Side note: Rys asks, “Would anyone — cops, Eastern Bloc strippers, or us — care if Isaak trades paying [Quinn] off for bumping him off?” I would! I would care. Poor, hapless Quinn is a man of misdemeanors, not felonies, unlike practically every other character on the show. And all his poor decisions would make killing him so easy that doing it might actually reflect badly on the writers, implying something like a lack of imagination.

But anyway. To wax mystical for a moment, many critics saw Maria LaGuerta reincarnated in Deb during the lieutenant’s chat with Angel Batista. Batista found the official explanation for Viktor’s death—replete with a Koshka underling’s confession and suicide—too neat. So he brought his doubts to Deb. She could not shut him down fast enough, using the same bureaucratic code-speak that LaGuerta so often fires at her.

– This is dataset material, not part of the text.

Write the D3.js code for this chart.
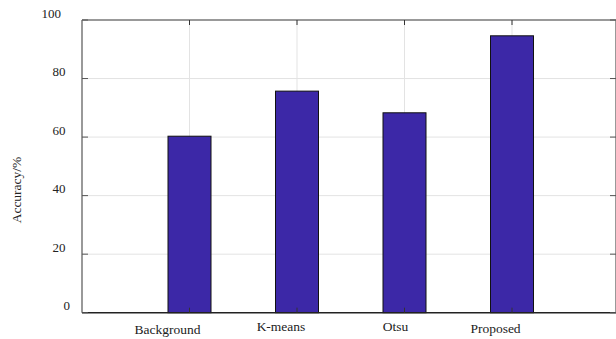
<!DOCTYPE html>
<html>
<head>
<meta charset="utf-8">
<script src="https://cdn.jsdelivr.net/npm/d3@7"></script>
<style>
  body { margin: 0; background: #fff; }
  text { font-family: "Liberation Serif", "Times New Roman", serif; fill: #222; }
</style>
</head>
<body>
<svg id="chart" width="616" height="339"></svg>
<script>
// data
const methods = ["Background", "K-means", "Otsu", "Proposed"];
const accuracy = [60.3, 75.7, 68.3, 94.6];
const yTicks = [0, 20, 40, 60, 80, 100];

// label nudges (the source figure has labels off-centre)
const labelShift = [[-22, 334], [-16, 331], [-9, 331], [-16.5, 333]];
const yLabelShift = { 0: 4.5, 100: -4.5 };

const svg = d3.select("#chart");
const plotL = 82, plotR = 619.5, plotT = 20, plotB = 312.7;

const x = d3.scaleLinear().domain([0, 5]).range([plotL, plotR]);
const y = d3.scaleLinear().domain([0, 100]).range([plotB, plotT]);
const barW = x(0.4) - x(0);

// grid
svg.append("g")
  .selectAll("line")
  .data(yTicks.filter(d => d > 0 && d < 100))
  .enter().append("line")
  .attr("x1", plotL).attr("x2", plotR)
  .attr("y1", d => y(d)).attr("y2", d => y(d))
  .attr("stroke", "#e3e3e3").attr("stroke-width", 1);

svg.append("g")
  .selectAll("line")
  .data(methods)
  .enter().append("line")
  .attr("x1", (d, i) => x(i + 1)).attr("x2", (d, i) => x(i + 1))
  .attr("y1", plotT).attr("y2", plotB)
  .attr("stroke", "#e3e3e3").attr("stroke-width", 1);

// bars
svg.append("g")
  .selectAll("rect")
  .data(accuracy)
  .enter().append("rect")
  .attr("x", (d, i) => x(i + 1) - barW / 2)
  .attr("y", d => y(d))
  .attr("width", barW)
  .attr("height", d => plotB - y(d))
  .attr("fill", "#3c28a7")
  .attr("stroke", "#111")
  .attr("stroke-width", 1);

// frame
svg.append("line").attr("x1", plotL).attr("x2", plotR).attr("y1", plotT).attr("y2", plotT)
  .attr("stroke", "#777").attr("stroke-width", 1.5);
svg.append("line").attr("x1", plotL).attr("x2", plotL).attr("y1", plotT).attr("y2", plotB)
  .attr("stroke", "#777").attr("stroke-width", 1.5);
svg.append("line").attr("x1", plotL).attr("x2", plotR).attr("y1", plotB).attr("y2", plotB)
  .attr("stroke", "#222").attr("stroke-width", 1.5);
svg.append("line").attr("x1", 616).attr("x2", 616).attr("y1", plotT).attr("y2", plotB)
  .attr("stroke", "#777").attr("stroke-width", 1.5);

// y ticks (inward, both sides)
yTicks.forEach(t => {
  svg.append("line").attr("x1", plotL).attr("x2", plotL + 6)
    .attr("y1", y(t)).attr("y2", y(t)).attr("stroke", "#555").attr("stroke-width", 1);
  svg.append("line").attr("x1", 610).attr("x2", 616)
    .attr("y1", y(t)).attr("y2", y(t)).attr("stroke", "#555").attr("stroke-width", 1);
});

// x ticks (inward, top and bottom)
methods.forEach((m, i) => {
  svg.append("line").attr("x1", x(i + 1)).attr("x2", x(i + 1))
    .attr("y1", plotT).attr("y2", plotT + 5).attr("stroke", "#333").attr("stroke-width", 1);
  svg.append("line").attr("x1", x(i + 1)).attr("x2", x(i + 1))
    .attr("y1", plotB).attr("y2", plotB - 5).attr("stroke", "#333").attr("stroke-width", 1);
});

// y tick labels
svg.append("g")
  .selectAll("text")
  .data(yTicks)
  .enter().append("text")
  .attr("x", d => 65.5 + (yLabelShift[d] || 0))
  .attr("y", d => y(d) - 2.5)
  .attr("text-anchor", "end")
  .attr("font-size", "13px")
  .text(d => d);

// x tick labels
svg.append("g")
  .selectAll("text")
  .data(methods)
  .enter().append("text")
  .attr("x", (d, i) => x(i + 1) + labelShift[i][0])
  .attr("y", (d, i) => labelShift[i][1])
  .attr("text-anchor", "middle")
  .attr("font-size", "13.5px")
  .text(d => d);

// y axis title
svg.append("text")
  .attr("transform", "translate(21,190) rotate(-90)")
  .attr("text-anchor", "middle")
  .attr("font-size", "13.5px")
  .text("Accuracy/%");
</script>
</body>
</html>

Is the sacrifice of your integrity just a rite of passage as you move up the police ranks? (Or does it have more to do with being the sister of an unrepentant serial killer?) These questions and more should percolate alongside all your hurricane-related stews and pots of boiling water.

And if you’re feeling a bit stir-crazy, at least you’re not hiding from the Ukrainian mob in a motel.